OPTIMIZING MULTIPLE TRAVELLING SALESMAN PROBLEM CONSIDERING THE ROAD CAPACITY

Abstract

The Multiple Travelling Salesman Problems (MTSP) can be used in a wide range of discrete optimization problems. As the solution to this problem has wide applicability in many practical fields, this NP Hard problem highly raises the need for an efficient solution. The problem is determining a set of routes for the salesmen that jointly visit a set of given cities which are facing difficulty because of road congestion. Selection of proper route is based on the road capacity, which is the deciding factor in the opt vehicle usage.
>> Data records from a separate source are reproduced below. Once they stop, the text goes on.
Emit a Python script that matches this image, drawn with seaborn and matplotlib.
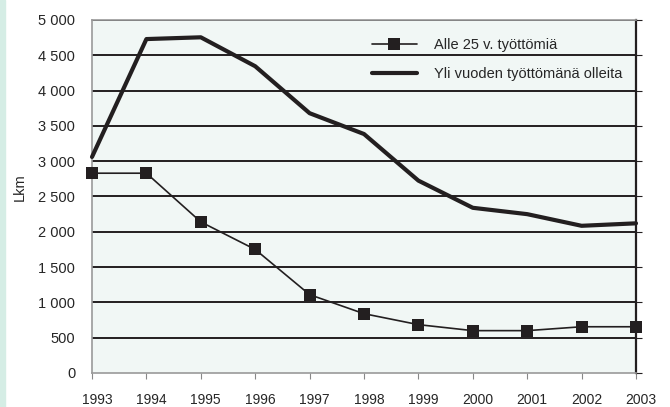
import pandas as pd
import seaborn as sns
import matplotlib.pyplot as plt
import matplotlib.ticker as mticker
from matplotlib.patches import Rectangle
from matplotlib.transforms import ScaledTranslation

# Data
years = [1993, 1994, 1995, 1996, 1997, 1998, 1999, 2000, 2001, 2002, 2003]
alle_25 = [2830, 2830, 2140, 1750, 1110, 840, 685, 600, 600, 655, 655]
yli_vuoden = [3060, 4730, 4755, 4345, 3680, 3385, 2725, 2340, 2250, 2085, 2120]
label_alle = "Alle 25 v. työttömiä"
label_yli = "Yli vuoden työttömänä olleita"

df = pd.DataFrame({"vuosi": years, label_alle: alle_25, label_yli: yli_vuoden})

sns.set_style("white", {"axes.facecolor": "#f1f7f5"})
plt.rcParams["font.family"] = ["Liberation Sans", "DejaVu Sans"]

fig = plt.figure(figsize=(6.7, 4.07), dpi=100)
# pale strip on the left edge
fig.patches.append(Rectangle((0, 0), 5 / 670, 1, transform=fig.transFigure,
                             color="#d5ede5", zorder=0))
ax = fig.add_axes([92 / 670, 34 / 407, 544 / 670, 353 / 407])

# horizontal grid lines
for v in range(500, 5001, 500):
    ax.axhline(v, color="#231f20", lw=1.4, zorder=1)

sns.lineplot(data=df, x="vuosi", y=label_alle, ax=ax, color="#231f20", lw=1.2,
             marker="s", markersize=8, markeredgewidth=0, label=label_alle,
             zorder=3, clip_on=False)
sns.lineplot(data=df, x="vuosi", y=label_yli, ax=ax, color="#231f20", lw=3,
             label=label_yli, zorder=3, clip_on=False)

ax.set_xlim(1993, 2003)
ax.set_ylim(0, 5000)
ax.set_xticks(years)
ax.set_yticks(range(0, 5001, 500))
ax.yaxis.set_major_formatter(mticker.FuncFormatter(lambda v, p: f"{int(v):,}".replace(",", " ")))
ax.set_xlabel("")
ax.set_ylabel("Lkm", fontsize=10.5)
ax.yaxis.set_label_coords(-0.12, 0.527)
ax.tick_params(axis="x", labelsize=10, bottom=True, length=4, color="#888888", pad=10.5)
ax.tick_params(axis="y", labelsize=10.5, left=False, right=True, direction="out",
               length=4, color="#231f20", pad=8)
ax.yaxis.set_ticks_position("right")
ax.yaxis.set_tick_params(labelleft=True, labelright=False)

# year labels sit a little right of their ticks in the original
shift = ScaledTranslation(5 / 100, 0, fig.dpi_scale_trans)
for lab in ax.get_xticklabels():
    lab.set_transform(lab.get_transform() + shift)

for s in ["left", "top", "bottom"]:
    ax.spines[s].set_color("#9a9a9a")
    ax.spines[s].set_linewidth(1.2)
ax.spines["right"].set_color("#231f20")
ax.spines["right"].set_linewidth(1.6)

leg = ax.legend(loc="upper left", bbox_to_anchor=(0.49, 0.985), frameon=False,
                fontsize=10.5, handlelength=3.1, labelspacing=1.0, handletextpad=1.15)

fig.savefig("out.png", dpi=100)
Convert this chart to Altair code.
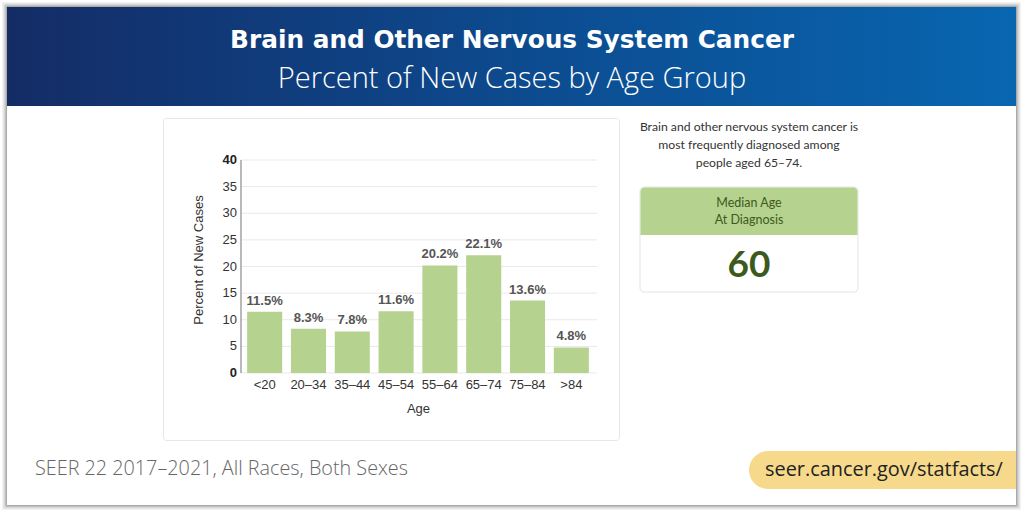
import altair as alt
import pandas as pd

# ---- data ----
age_groups = ["<20", "20\u201334", "35\u201344", "45\u201354", "55\u201364", "65\u201374", "75\u201384", ">84"]
percent_new_cases = [11.5, 8.3, 7.8, 11.6, 20.2, 22.1, 13.6, 4.8]
y_ticks = [0, 5, 10, 15, 20, 25, 30, 35, 40]

title_text = "Brain and Other Nervous System Cancer"
subtitle_text = "Percent of New Cases by Age Group"
y_title = "Percent of New Cases"
note_lines = ["Brain and other nervous system cancer is",
              "most frequently diagnosed among",
              "people aged 65\u201374."]
median_label = ["Median Age", "At Diagnosis"]
median_value = "60"
source_text = "SEER 22 2017\u20132021, All Races, Both Sexes"
url_text = "seer.cancer.gov/statfacts/"

df = pd.DataFrame({"age": age_groups, "pct": percent_new_cases})
df["label"] = [f"{v:.1f}%" for v in percent_new_cases]
ticks_df = pd.DataFrame({"pct": y_ticks})

# plot-area origin on the page
OX, OY = 241, 160
PW, PH = 354, 213


def px(x):
    return x - OX


def py(y):
    return y - OY


one = alt.Data(values=[{"k": 1}])


def rect(x1, y1, x2, y2, **kw):
    return alt.Chart(one).mark_rect(**kw).encode(
        x=alt.value(px(x1)), x2=alt.value(px(x2)),
        y=alt.value(py(y1)), y2=alt.value(py(y2)))


def text(t, x, y, **kw):
    return alt.Chart(alt.Data(values=[{"t": t}])).mark_text(**kw).encode(
        x=alt.value(px(x)), y=alt.value(py(y)), text="t:N")


layers = []

# frame shadow (stroke-only rects, do not cover anything)
shadow_cols = ["#a9a9a9", "#c2c2c2", "#d6d6d6", "#e6e6e6", "#f2f2f2"]
for i, c in enumerate(shadow_cols):
    o = i + 0.5
    layers.append(rect(7 - o, 7 - o, 1016 + o, 505 + o, fill=None, filled=False,
                       stroke=c, strokeWidth=1))

# header band with gradient
grad = alt.Gradient(gradient="linear",
                    stops=[alt.GradientStop(color="#142c66", offset=0),
                           alt.GradientStop(color="#0c4d92", offset=0.55),
                           alt.GradientStop(color="#0866b0", offset=1)],
                    x1=0, x2=1, y1=0, y2=0)
layers.append(rect(7, 7, 1016, 106, color=grad))
layers.append(text(title_text, 512, 41, font="DejaVu Sans", fontSize=24.8,
                   fontWeight="bold", color="white", align="center", baseline="middle"))
layers.append(text(subtitle_text, 512, 79, font="Open Sans", fontSize=29,
                   fontWeight=300, color="white", align="center", baseline="middle"))

# chart card outline
layers.append(rect(163.5, 118.5, 619.5, 440.5, filled=False, fill=None,
                   stroke="#e6e6e6", strokeWidth=1, cornerRadius=3))

# right-hand note
for i, line in enumerate(note_lines):
    layers.append(text(line, 749, 127 + 18 * i, font="Lato", fontSize=12.2,
                       color="#333333", align="center", baseline="middle"))

# median box
layers.append(rect(640, 187, 858, 292, color="white", stroke="#e3e3e3",
                   strokeWidth=1, cornerRadius=4))
layers.append(rect(640.5, 187.5, 857.5, 235, color="#b5d28e",
                   cornerRadiusTopLeft=4, cornerRadiusTopRight=4))
for i, line in enumerate(median_label):
    layers.append(text(line, 749, 203 + 17 * i, font="Lato", fontSize=12.5,
                       color="#3e5a20", align="center", baseline="middle"))
layers.append(text(median_value, 749, 266, font="Lato", fontSize=37,
                   fontWeight="bold", color="#3b5a1c", align="center", baseline="middle"))

# footer
layers.append(text(source_text, 35, 469, font="Open Sans", fontSize=19.8,
                   fontWeight=300, color="#666666", align="left", baseline="middle"))
layers.append(rect(749, 451, 1016, 489, color="#f6d98a",
                   cornerRadiusTopLeft=19, cornerRadiusBottomLeft=19))
layers.append(text(url_text, 765, 470, font="Open Sans", fontSize=19.9,
                   color="#222222", align="left", baseline="middle"))

# ---- the bar chart ----
yscale = alt.Scale(domain=[0, 40], nice=False)
xenc = alt.X("age:N", sort=age_groups, title="Age",
             scale=alt.Scale(paddingInner=0.2, paddingOuter=0.14),
             axis=alt.Axis(labelAngle=0, labelFont="Liberation Sans", labelFontSize=13,
                           labelColor="#333333", labelPadding=5, ticks=False,
                           domain=False, titleFont="Liberation Sans", titleFontSize=13,
                           titleFontWeight="normal", titleColor="#333333", titlePadding=11))
yenc = alt.Y("pct:Q", scale=yscale, axis=None)

tick_base = alt.Chart(ticks_df)
grid = tick_base.mark_rule(color="#e9e9e9", strokeWidth=1).encode(
    y=yenc, x=alt.value(0), x2=alt.value(PW + 2))
tick_labels_norm = tick_base.transform_filter("datum.pct != 0 && datum.pct != 40").mark_text(
    font="Liberation Sans", fontSize=13, color="#333333", align="right", baseline="middle").encode(
    y=yenc, x=alt.value(-4), text=alt.Text("pct:Q", format="d"))
tick_labels_bold = tick_base.transform_filter("datum.pct == 0 || datum.pct == 40").mark_text(
    font="Liberation Sans", fontSize=13, fontWeight="bold", color="#222222", align="right",
    baseline="middle").encode(
    y=yenc, x=alt.value(-4), text=alt.Text("pct:Q", format="d"))

# y axis line and title
y_domain = alt.Chart(one).mark_rule(color="#8a8a8a", strokeWidth=1.2).encode(
    x=alt.value(0), y=alt.value(0), y2=alt.value(PH))
y_title_layer = text(y_title, 199, 260, font="Liberation Sans", fontSize=13, angle=270,
                     color="#333333", align="center", baseline="middle")

base = alt.Chart(df)
bars = base.mark_bar(color="#b5d38e").encode(x=xenc, y=yenc)
labels = base.mark_text(font="Liberation Sans", fontSize=13, fontWeight="bold",
                        color="#555555", baseline="bottom", dy=-4).encode(
    x=xenc, y=yenc, text="label:N")

layers += [grid, bars, labels, tick_labels_norm, tick_labels_bold, y_domain, y_title_layer]

chart = alt.layer(*layers).properties(
    width=PW, height=PH,
    autosize=alt.AutoSizeParams(type="none"),
    padding={"left": OX, "top": OY, "right": 1024 - OX - PW, "bottom": 512 - OY - PH},
    background="white",
).configure_view(stroke=None)

chart.save("out.html", embed_options={"renderer": "svg", "actions": False})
The objective of the study is to optimize the vehicle utilization and minimize the time of travel by salesman based on the road capacity. The solution to this problem is achieved in 3 steps; the first step is by assigning addresses to cities by Ad-assignment algorithm. The second step is by assigning cities and vehicles to salesman by Sl-assignment algorithm. The third step is by using Parallel Shortest Path Multiple Salesman (PSPMS) algorithms to obtain the shortest path. The PSPMS algorithm runs in parallel for each salesman. The solutions to the problem are known to possess an exponential time complexity. From the result we observe that PSPMS is one of the best approximate algorithms used to solve MTSP.